Despite a quiet start so far, the Atlantic hurricane season is starting to ramp up as we approach the climatological peak, which falls around September 10. After making landfall over the Gulf states earlier this week, the remnants from what was once Tropical Storm Gordon could bring widespread rainfall and gusty winds through parts of Ontario this weekend.
Environment Canada issued a special weather statement Friday covering most areas on and a little inland of lakes Ontario and Erie, including the entire Greater Toronto Area.
"Sunday will start out dry, however, the remnants of Tropical Storm Gordon will approach our region during the day with a rather brisk east wind off of Lake Ontario," Gillham says. "The exact timing is still uncertain, but a widespread soaking rain will develop from south to north across our region. The rain will develop midday near Lake Erie and slowly spread north during the afternoon and evening."
The rain will be heavy at times Sunday evening and overnight, especially across Niagara and the GTA. There's the potential for 25-50 mm of rain for parts of southwestern Ontario and into the Niagara Peninsula through Monday. Winds gusts through Ontario are also expected to gust between 50-70 km/h Sunday evening.
While Gordon's impact on southern Ontario and Quebec is unlikely to be particularly impressive, it's not the first storm to make the journey from the Gulf to our part of the world, and the same can't be said about them. As the map of historical tropical storm and hurricane tracks, below, shows southern Ontario and Quebec see their fair share of leftovers when it comes to tropical activity, even though the region isn't at risk of the direct strikes we sometimes see in Atlantic Canada.

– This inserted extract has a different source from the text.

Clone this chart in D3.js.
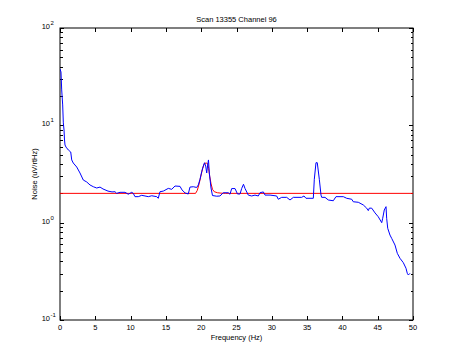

Historical tropical system tracks. Image courtesy NOAA/NHC.
The grey lines in the image represent portions of the track where the storm in question had already diminished to an extra-tropical state, with blue indicating tropical depression strength, and green -- the highest we see here for Ontario -- representing tropical storm strength systems. Note that this map shows only tracks for those storms that came within 200 nautical miles (370 km) of southern Ontario.
Some of the more significant storms to sweep into southern Ontario from the Gulf Coast were Arlene and Dennis, both products of 2005's merciless hurricane season. Another thing these two storms had in common was a stronger starting point; Dennis was a category 3 storm when it made landfall in the Florida Panhandle. Even so, the path across the entire contiguous United States is a rough one for any tropical system, and Dennis was classified as a remnant low by the time it crossed the border near Sarnia, with winds of only around 10 knots (about 18 km/h).
It's no coincidence that the strongest and most memorable tropical systems (or their remnants) that have impacted Ontario and Quebec have been those that made landfall along the Atlantic Coast rather than in the Gulf of Mexico. While the lows have to scale the Appalachians to reach us on this track, it's still a much shorter distance to travel over land, giving storms a better shot to retain their strength, and occasionally even some of their tropical characteristics, by the time they reach the Lower Great Lakes.
Image courtesy NOAA/NHC
Image courtesy NOAA/NHC
Image courtesy NOAA/NHC
The last post-tropical system to skim past southern Ontario was 2017's Nate, which sped by south of lakes Erie and Ontario in early October. That system brought a widespread 15 to 30 mm of rain across southern Ontario.
Check back for updates as we continue to monitor the forecast.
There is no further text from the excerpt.